Submitted to: Better Crops
Publication Type: Peer Reviewed Journal
Publication Acceptance Date: 5/15/1998
Publication Date: N/A
Interpretive Summary: An effective management practice to reduce phosphorus (P) concentrations in runoff identified in recent research is the practice of adding aluminum sulfate (alum) to poultry litter. Runoff studies at the University of Arkansas have shown that P concentrations in runoff from plots treated with alum-treated litter were 87% lower than plots treated with untreated litter. Soil studies have shown that plots treated with alum-treated litter for three years do not have significantly higher soil test P values than plots which received no fertilizer. Additional runoff studies showed that using alum-treated litter can reduce concentrations of As, Cu, Fe, and Zn in runoff. Besides environmental benefits, alum-addition to poultry litter can result in economic benefits to growers. Studies at commercial broiler farms indicated that alum treatment reduces ammonia volatilization thereby increasing the weights of the birds, lowering mortality, and reducing energy costs.

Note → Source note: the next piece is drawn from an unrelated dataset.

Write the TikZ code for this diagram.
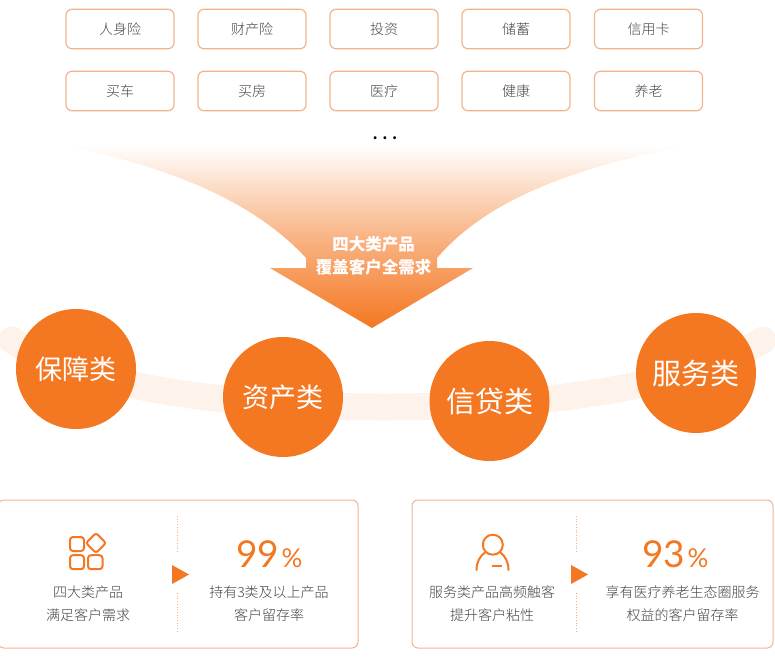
\documentclass[tikz,border=0pt]{standalone}
\usepackage{fontspec}
\setmainfont{Noto Sans CJK SC Light}
\newfontfamily\cjkreg{Noto Sans CJK SC}
\newfontfamily\numfont{Lato}
\definecolor{brand}{HTML}{F47721}
\definecolor{edge}{HTML}{F3B48C}
\definecolor{band}{HTML}{FEF3EB}
\definecolor{ink}{HTML}{454545}
\tikzset{
  x=1pt,y=-1pt,
  itembox/.style={draw=edge,line width=1.2pt,rounded corners=6pt,minimum width=108pt,minimum height=39.5pt,inner sep=0pt,text=ink,font=\fontsize{14}{14}\selectfont},
  catnode/.style={circle,fill=brand,minimum size=120pt,inner sep=0pt,text=white},
  panel/.style={draw=edge,line width=1pt,rounded corners=6pt,fill=white},
  captxt/.style={text=ink,font=\fontsize{14}{14}\selectfont,inner sep=0pt},
  bignum/.style={text=brand,inner sep=0pt,anchor=base,font=\numfont\fontsize{37}{37}\selectfont},
  pct/.style={text=brand,inner sep=0pt,anchor=base,font=\numfont\fontsize{26}{26}\selectfont},
  sepline/.style={draw=edge,line width=0.7pt,dotted},
  icon/.style={draw=brand,line width=2pt,line join=round},
  marktri/.style={fill=brand},
}
\begin{document}
\begin{tikzpicture}
\useasboundingbox (0,0) rectangle (775,658);
% item boxes
\foreach \n/\t/\x/\y in {a/人身险/120/29, b/财产险/252/29, c/投资/384/29, d/储蓄/516/29, e/信用卡/648.5/29,
  f/买车/120/91, g/买房/252/91, h/医疗/384/91, i/健康/516/91, j/养老/648.5/91}
  \node[itembox] (\n) at (\x,\y) {\t};
\node[inner sep=0pt,text=black,font=\fontsize{16}{16}\selectfont\bfseries] (dots) at (385,138.5) {.\hspace{4.5pt}.\hspace{4.5pt}.};
% funnel arrow
\shade[top color=white,bottom color=brand,middle color=brand!55!white]
  (62,145) -- (692,145) .. controls (555,170) and (480,208) .. (437,258) -- (437,268)
  -- (473,268) -- (372,328) -- (270,268) -- (306,268) -- (306,258)
  .. controls (260,208) and (185,170) .. (62,145) -- cycle;
\node[inner sep=0pt,align=center,text=white,font=\cjkreg\bfseries\fontsize{16.5}{23}\selectfont] (funnel) at (373.5,256) {四大类产品\\覆盖客户全需求};
% band
\draw[band,line width=27pt,line cap=round] (12,340) .. controls (90,392) and (250,407) .. (385,407) .. controls (520,407) and (680,392) .. (763,340);
% categories
\node[catnode,font=\cjkreg\fontsize{27}{27}\selectfont] (c1) at (76,369) {保障类};
\node[catnode,font=\cjkreg\fontsize{27}{27}\selectfont] (c2) at (283,397) {\raisebox{2pt}{资产类}};
\node[catnode,font=\cjkreg\fontsize{29}{29}\selectfont] (c3) at (489.5,401) {\raisebox{2pt}{信贷类}};
\node[catnode,font=\cjkreg\fontsize{29}{29}\selectfont] (c4) at (696,373) {服务类};
% panels
\path[panel] (-2,500) rectangle (358,648);
\path[panel] (412,500) rectangle (773,648);
% left panel
\draw[icon,rounded corners=3pt] (70,537) rectangle (84,551);
\draw[icon,rounded corners=3pt] (70,555.2) rectangle (84,569.2);
\draw[icon,rounded corners=3pt] (88,555.2) rectangle (102.5,569.2);
\draw[icon,rounded corners=2.5pt] (96,533) -- (106,543) -- (96,553) -- (86,543) -- cycle;
\node[captxt] (l1) at (88,592) {四大类产品};
\node[captxt] (l2) at (88,615) {满足客户需求};
\draw[sepline] (177.5,516) -- (177.5,553) (177.5,593) -- (177.5,632);
\fill[marktri] (172,565) -- (189,574.5) -- (172,584) -- cycle;
\node[bignum] (n1) at (257.5,567) {99};
\node[pct] (p1) at (292,567) {\%};
\node[captxt] (r1) at (269,592) {持有3类及以上产品};
\node[captxt] (r2) at (269,615) {客户留存率};
% right panel
\draw[icon] (492.8,544.7) circle (10);
\draw[icon,line cap=round] (476.5,570) .. controls (476.5,562) and (480,556) .. (485,552.5);
\draw[icon,line cap=round] (508.5,570) .. controls (508.5,562) and (505,556) .. (500.5,552.5);
\draw[icon] (491.7,566) -- (501.7,566);
\node[captxt] (l3) at (492,592) {服务类产品高频触客};
\node[captxt] (l4) at (492,615) {提升客户粘性};
\draw[sepline] (576.5,516) -- (576.5,553) (576.5,593) -- (576.5,632);
\fill[marktri] (571,565) -- (588,574.5) -- (571,584) -- cycle;
\node[bignum] (n2) at (663.5,567) {93};
\node[pct] (p2) at (698,567) {\%};
\node[captxt] (r3) at (682.5,592) {享有医疗养老生态圈服务};
\node[captxt] (r4) at (682.5,615) {权益的客户留存率};
\end{tikzpicture}
\end{document}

Technical Abstract: An effective management practice to reduce phosphorus (P) concentrations in runoff identified in recent research is the practice of adding aluminum sulfate (alum) to poultry litter. Laboratory studies have shown that the addition of alum to poultry litter is extremely effective in decreasing the P solubility of poultry litter. Consequently, several field studies were conducted at the Agricultural Experiment Station of the University of Arkansas to compare the differences in runoff P and soil test P of tall fescue plots treated with untreated poultry litter and alum-treated poultry litter. One study that focused on runoff quality showed that soluble reactive P concentrations in runoff water were 87% lower from alum-treated litter plots compared to untreated litter plots. Another study showed that after three years of poultry litter applications, plots receiving alum-treated litter did not have significantly higher soil test P values than plots that received no fertilization. This study also showed that plots which received untreated litter had significantly higher soil test P values when compared to plots treated with alum-treated litter. Alum-treated litter has also been evaluated on a field scale level. Two 0.45 ha watersheds were constructed and instrumented with automatic water samplers on a local commercial broiler farm in northwest Arkansas. One watershed was fertilized with alum-treated litter, the other with untreated litter. Soluble reactive P concentrations in the runoff from the watershed treated with alum-treated litter were much lower than the runoff from the watershed treated with untreated litter.